Il faut mesurer le fait que le capital n’a pas de solution et si l’on combine ce qui s’avère la catastrophe du marché financiarisé avec les autres défis de la période en matière de climat, de santé, le relèvement des taux d’intérêt signifie que la dette de la France s’accroit et sa capacité d’investissement dans les services publiques, le rattrapage du pouvoir d’achat s’amenuise alors qu’augmentent la facture du capital et celle de l’armement.

Mais du côté de l’intervention keynesienne ce n’est pas miraculeux non plus. La stagflation a considérablement dégradé l’image du keynésianisme auprès des dirigeants économiques. Cette école de pensée prévoyait en effet un arbitrage entre inflation et chômage, de telle sorte qu’une augmentation de l’un provoquait une baisse de l’autre (principe de la courbe de Phillips). Face à une situation de chômage, une stimulation de l’activité économique par des politiques de relance étaient préconisées ; or, face à une situation de stagflation, ces politiques ne fonctionnaient plus. Elles restent au milieu du gué en tant que tentative de régulation d’un système capitaliste dont les principaux protagonistes sont en situation de faire sauter toutes les régulations. La fin de l’ultime régulation que représentait l’URSS a consacré sans doute la fin du keynesianisme.

La stagflation a alors laissé le champ libre aux préceptes du monétarisme (Milton Friedmanécole de Chicago…) et de l’ordolibéralisme, qui, eux, visaient une baisse de l’inflation. Les politiques de la demande ont été remplacées par les politiques de l’offre, et les politiques expansionnistes par des politiques de rigueur, mettant un terme à la forte inflation. Ces politiques n’ont toutefois pas toujours permis une sortie du marasme économique, elles l’ont généré. Elles tentent de nous faire croire que c’est la hausse des salaires qui génère l’inflation alors que les faits sont là, non seulement les salaires, les pensions étaient déjà à un niveau insuffisant encore aggravé par la destruction des services publics mis en coupe réglée depuis au moins les années quatre vingt dix, mais l’inflation rend la pression intolérable.

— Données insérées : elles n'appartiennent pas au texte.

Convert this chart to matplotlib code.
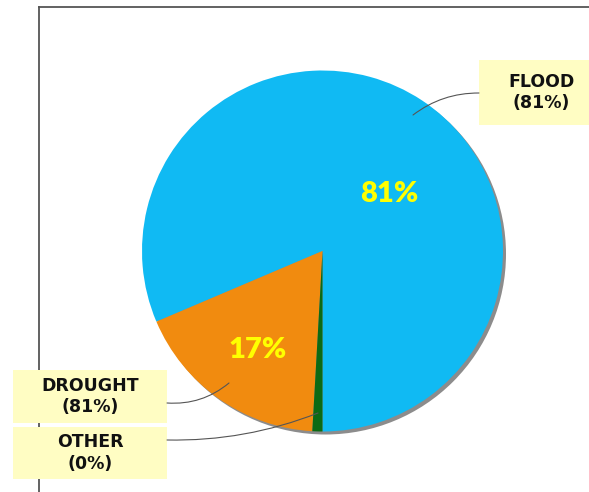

L’idée d’un retour à l’intervention de l’Etat est certes dans l’air mais toutes les interventions de l’Etat ne signifient pas l’intérêt public, la guerre en est l’exemple le plus illustratif. On ne peut pas simplement opposer marché et Etat, il faut encore comprendre la nature de l’Etat et sa relation au marché. Le retour à l’Etat et on le voit avec la proposition de nationalisation d’EDF peut être simplement une tentative pour faire payer un peu plus la gabegie du capital à la classe ouvrière et aux travailleurs.

Bref, face à leur incapacité à trouver une issue, les capitalistes et le pouvoir politique qui leur est inféodé tendent à n’avoir plus que le recours à la guerre et au fascisme.

La seule politique qu’un parti communiste devrait avoir à coeur de développer est d’organiser la classe ouvrière, les travailleurs au lieu de les laisser en proie à des mouvements utilisés pour assurer la répression, comme on le voit au Sri Lanka ou avec les gilets jaunes. Une de leur tâche devrait être la lutte contre la guerre et les campagnes de xénophobie. Chacun constatera que nous n’avons pas en France les forces politiques aptes à mener une telle politique et capables d’éclairer les travailleurs et les couches populaires sur leur nécessaire intervention.